_Do this_. Copy out all lines carrying the word "matplotlib".
>> START Given information
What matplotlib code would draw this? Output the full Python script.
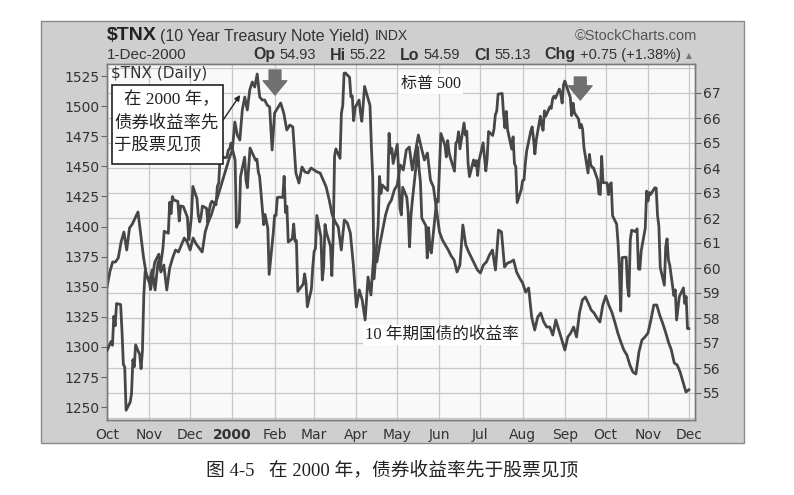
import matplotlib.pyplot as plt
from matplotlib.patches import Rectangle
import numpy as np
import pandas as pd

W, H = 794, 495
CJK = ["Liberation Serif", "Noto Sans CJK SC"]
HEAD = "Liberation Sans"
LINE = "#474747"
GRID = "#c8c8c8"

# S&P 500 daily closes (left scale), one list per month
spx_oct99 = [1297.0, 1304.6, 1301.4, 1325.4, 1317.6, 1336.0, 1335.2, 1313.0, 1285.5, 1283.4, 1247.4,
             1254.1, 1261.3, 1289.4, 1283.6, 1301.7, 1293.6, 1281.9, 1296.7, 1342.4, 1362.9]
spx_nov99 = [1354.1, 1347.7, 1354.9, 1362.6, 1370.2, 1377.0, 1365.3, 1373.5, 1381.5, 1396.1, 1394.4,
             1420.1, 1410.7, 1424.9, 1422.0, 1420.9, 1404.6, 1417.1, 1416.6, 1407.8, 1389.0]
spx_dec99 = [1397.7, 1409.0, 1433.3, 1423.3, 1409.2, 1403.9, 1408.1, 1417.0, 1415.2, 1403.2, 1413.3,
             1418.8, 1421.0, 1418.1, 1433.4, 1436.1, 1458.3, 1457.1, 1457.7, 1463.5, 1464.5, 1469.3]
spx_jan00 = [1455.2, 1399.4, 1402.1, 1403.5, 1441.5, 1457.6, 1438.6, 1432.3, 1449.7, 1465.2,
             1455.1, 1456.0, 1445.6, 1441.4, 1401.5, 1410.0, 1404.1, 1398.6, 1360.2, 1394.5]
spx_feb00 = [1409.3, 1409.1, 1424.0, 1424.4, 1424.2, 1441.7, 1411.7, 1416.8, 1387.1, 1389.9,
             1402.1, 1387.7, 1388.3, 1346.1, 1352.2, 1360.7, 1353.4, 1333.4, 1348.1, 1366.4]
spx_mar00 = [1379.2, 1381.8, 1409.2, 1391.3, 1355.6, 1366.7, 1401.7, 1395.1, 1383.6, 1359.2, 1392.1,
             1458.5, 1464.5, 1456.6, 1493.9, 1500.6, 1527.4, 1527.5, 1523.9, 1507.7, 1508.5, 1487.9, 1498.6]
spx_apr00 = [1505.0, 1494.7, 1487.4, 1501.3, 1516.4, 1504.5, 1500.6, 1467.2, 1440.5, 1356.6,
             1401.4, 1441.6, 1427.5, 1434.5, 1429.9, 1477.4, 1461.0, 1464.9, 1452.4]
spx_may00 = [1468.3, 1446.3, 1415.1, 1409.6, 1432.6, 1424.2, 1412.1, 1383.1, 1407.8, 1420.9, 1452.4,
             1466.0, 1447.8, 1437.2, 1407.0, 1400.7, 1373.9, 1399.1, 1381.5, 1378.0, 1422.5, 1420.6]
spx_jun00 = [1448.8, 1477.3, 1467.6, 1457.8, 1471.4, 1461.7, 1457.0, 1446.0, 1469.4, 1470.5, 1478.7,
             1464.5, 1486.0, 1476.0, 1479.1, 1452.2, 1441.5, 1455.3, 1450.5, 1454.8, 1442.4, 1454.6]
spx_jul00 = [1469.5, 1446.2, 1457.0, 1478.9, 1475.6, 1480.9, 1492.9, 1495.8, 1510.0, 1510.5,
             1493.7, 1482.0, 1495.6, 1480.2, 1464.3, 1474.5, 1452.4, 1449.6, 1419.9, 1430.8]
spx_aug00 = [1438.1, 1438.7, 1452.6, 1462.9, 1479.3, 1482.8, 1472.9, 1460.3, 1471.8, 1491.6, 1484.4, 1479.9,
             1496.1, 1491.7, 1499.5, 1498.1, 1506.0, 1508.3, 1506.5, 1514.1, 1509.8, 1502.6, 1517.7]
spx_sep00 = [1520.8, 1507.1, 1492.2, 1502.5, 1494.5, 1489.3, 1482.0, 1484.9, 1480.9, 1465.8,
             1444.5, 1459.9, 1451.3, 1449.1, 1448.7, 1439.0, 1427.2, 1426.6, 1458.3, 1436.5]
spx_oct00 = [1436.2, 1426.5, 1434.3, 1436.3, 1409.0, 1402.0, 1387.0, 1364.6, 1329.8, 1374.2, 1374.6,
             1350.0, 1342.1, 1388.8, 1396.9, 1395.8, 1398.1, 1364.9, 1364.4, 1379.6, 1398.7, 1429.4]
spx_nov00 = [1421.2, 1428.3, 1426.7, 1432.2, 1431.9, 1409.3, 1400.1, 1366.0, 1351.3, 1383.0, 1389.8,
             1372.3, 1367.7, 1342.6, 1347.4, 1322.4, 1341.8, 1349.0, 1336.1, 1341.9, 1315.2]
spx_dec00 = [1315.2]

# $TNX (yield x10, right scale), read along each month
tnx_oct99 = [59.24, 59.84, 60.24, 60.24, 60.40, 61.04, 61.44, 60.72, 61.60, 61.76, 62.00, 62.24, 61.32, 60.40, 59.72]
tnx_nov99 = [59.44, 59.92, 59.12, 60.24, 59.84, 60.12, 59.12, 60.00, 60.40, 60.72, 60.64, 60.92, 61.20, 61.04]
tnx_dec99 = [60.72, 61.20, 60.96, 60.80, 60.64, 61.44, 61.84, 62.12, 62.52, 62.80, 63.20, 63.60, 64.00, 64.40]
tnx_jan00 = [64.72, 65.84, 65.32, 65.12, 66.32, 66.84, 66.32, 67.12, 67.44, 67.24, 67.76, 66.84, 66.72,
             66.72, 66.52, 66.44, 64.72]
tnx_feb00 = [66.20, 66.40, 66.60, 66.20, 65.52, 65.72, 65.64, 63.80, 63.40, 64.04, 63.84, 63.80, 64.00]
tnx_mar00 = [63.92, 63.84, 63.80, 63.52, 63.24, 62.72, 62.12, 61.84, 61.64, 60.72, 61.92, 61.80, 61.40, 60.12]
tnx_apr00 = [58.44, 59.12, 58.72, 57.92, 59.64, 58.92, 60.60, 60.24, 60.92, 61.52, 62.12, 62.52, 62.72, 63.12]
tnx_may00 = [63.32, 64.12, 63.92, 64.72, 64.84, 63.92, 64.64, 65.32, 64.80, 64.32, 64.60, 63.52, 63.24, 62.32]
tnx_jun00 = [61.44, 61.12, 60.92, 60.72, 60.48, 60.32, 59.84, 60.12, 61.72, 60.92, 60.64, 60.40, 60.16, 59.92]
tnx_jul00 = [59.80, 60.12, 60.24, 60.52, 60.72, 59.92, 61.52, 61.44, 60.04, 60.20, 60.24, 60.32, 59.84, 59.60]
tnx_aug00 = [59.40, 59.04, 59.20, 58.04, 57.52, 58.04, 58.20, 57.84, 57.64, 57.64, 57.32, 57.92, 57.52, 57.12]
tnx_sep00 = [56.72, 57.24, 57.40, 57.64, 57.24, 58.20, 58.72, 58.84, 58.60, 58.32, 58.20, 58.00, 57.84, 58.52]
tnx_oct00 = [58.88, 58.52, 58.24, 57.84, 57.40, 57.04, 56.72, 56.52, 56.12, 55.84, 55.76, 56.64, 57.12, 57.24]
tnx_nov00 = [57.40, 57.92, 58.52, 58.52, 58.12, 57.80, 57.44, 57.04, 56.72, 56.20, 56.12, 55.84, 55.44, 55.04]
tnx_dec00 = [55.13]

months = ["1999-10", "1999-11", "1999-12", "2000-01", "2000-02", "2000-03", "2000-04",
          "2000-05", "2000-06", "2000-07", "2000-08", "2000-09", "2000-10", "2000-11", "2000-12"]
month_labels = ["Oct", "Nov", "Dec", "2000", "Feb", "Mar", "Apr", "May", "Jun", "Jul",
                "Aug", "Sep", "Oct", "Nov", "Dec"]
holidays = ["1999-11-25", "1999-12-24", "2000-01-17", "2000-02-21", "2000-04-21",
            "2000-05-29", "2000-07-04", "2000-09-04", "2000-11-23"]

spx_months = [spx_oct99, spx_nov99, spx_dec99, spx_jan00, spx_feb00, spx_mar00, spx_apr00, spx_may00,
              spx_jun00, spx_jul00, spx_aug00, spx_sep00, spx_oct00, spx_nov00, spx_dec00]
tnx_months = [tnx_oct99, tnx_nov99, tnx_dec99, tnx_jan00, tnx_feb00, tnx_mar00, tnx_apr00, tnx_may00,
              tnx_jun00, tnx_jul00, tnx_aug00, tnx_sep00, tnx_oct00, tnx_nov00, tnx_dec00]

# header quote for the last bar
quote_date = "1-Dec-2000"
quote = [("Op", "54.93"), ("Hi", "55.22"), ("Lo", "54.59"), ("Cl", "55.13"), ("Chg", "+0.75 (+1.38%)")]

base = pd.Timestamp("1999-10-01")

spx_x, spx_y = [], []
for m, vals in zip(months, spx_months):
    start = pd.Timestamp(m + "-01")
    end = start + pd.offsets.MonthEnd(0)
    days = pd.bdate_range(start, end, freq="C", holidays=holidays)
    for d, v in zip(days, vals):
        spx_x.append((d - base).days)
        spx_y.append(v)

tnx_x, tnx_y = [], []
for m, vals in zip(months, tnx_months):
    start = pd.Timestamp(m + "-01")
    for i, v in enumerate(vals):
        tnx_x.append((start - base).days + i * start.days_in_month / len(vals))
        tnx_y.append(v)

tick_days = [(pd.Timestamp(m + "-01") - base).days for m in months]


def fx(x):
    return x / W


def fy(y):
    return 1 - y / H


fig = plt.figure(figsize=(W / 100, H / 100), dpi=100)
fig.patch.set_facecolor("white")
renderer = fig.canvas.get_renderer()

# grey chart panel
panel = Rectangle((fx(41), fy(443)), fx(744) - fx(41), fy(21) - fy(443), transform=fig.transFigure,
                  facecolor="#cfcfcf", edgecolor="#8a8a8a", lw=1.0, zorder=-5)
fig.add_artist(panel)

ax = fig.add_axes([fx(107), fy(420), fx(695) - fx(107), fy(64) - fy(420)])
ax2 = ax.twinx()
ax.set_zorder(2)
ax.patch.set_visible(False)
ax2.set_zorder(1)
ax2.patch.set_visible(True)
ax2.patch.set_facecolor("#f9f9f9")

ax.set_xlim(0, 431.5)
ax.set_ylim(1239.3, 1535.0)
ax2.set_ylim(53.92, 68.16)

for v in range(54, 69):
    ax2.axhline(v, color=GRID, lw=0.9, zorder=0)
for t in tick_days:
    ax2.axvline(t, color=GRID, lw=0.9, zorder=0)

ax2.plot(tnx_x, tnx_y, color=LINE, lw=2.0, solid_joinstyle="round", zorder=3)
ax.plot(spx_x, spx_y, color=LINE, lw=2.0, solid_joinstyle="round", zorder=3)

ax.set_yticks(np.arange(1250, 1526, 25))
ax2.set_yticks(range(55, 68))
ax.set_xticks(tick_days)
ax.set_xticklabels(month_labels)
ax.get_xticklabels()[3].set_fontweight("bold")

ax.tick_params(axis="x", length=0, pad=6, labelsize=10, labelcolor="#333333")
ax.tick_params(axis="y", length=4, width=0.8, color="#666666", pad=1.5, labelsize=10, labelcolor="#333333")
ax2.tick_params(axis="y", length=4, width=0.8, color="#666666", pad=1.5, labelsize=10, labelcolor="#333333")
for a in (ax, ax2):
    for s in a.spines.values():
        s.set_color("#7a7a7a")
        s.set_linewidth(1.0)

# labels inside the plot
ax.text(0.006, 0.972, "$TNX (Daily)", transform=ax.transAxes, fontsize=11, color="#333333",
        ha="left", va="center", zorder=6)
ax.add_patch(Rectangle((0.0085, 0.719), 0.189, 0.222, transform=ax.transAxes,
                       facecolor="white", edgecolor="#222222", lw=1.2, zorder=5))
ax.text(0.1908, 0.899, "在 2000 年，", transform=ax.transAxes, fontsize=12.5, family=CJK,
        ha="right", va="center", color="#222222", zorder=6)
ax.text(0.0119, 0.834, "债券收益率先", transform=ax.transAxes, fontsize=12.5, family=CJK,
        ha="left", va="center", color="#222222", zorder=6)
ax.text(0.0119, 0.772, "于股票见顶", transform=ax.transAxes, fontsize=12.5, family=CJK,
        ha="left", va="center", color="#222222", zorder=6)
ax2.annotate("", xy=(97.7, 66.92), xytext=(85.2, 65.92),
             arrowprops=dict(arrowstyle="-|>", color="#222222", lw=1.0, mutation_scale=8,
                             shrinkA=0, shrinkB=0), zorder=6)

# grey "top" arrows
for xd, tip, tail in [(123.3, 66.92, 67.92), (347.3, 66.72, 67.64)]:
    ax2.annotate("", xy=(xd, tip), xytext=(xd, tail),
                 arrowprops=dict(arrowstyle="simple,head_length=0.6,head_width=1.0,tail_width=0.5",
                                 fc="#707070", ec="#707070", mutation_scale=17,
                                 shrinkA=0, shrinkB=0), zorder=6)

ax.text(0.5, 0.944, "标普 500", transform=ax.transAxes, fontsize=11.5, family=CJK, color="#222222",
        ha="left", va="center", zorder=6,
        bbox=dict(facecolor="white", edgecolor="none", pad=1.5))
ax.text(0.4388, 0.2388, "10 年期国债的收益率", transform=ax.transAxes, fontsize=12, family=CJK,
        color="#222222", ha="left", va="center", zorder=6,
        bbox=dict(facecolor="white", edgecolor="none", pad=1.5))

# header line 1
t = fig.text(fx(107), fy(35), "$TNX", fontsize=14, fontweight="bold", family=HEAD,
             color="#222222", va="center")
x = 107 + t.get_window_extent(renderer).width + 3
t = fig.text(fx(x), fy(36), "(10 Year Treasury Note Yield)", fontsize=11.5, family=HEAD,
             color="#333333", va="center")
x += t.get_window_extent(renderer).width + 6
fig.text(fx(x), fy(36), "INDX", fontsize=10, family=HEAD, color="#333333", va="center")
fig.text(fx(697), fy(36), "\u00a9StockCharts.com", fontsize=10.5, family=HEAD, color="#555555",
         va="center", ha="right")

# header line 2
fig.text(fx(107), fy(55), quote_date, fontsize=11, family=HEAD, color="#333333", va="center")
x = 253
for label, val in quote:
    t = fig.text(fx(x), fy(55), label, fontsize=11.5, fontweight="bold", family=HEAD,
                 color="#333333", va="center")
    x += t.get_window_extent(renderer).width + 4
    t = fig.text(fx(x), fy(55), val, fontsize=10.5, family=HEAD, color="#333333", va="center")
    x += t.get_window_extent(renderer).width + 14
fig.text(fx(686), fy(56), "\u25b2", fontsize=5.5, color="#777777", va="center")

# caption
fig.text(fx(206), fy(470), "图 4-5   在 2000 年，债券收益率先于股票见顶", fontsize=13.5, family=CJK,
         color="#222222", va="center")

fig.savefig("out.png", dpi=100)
>> END Given information
_Result for this task_.
What matplotlib code would draw this? Output the full Python script.
import matplotlib.pyplot as plt
from matplotlib.patches import Rectangle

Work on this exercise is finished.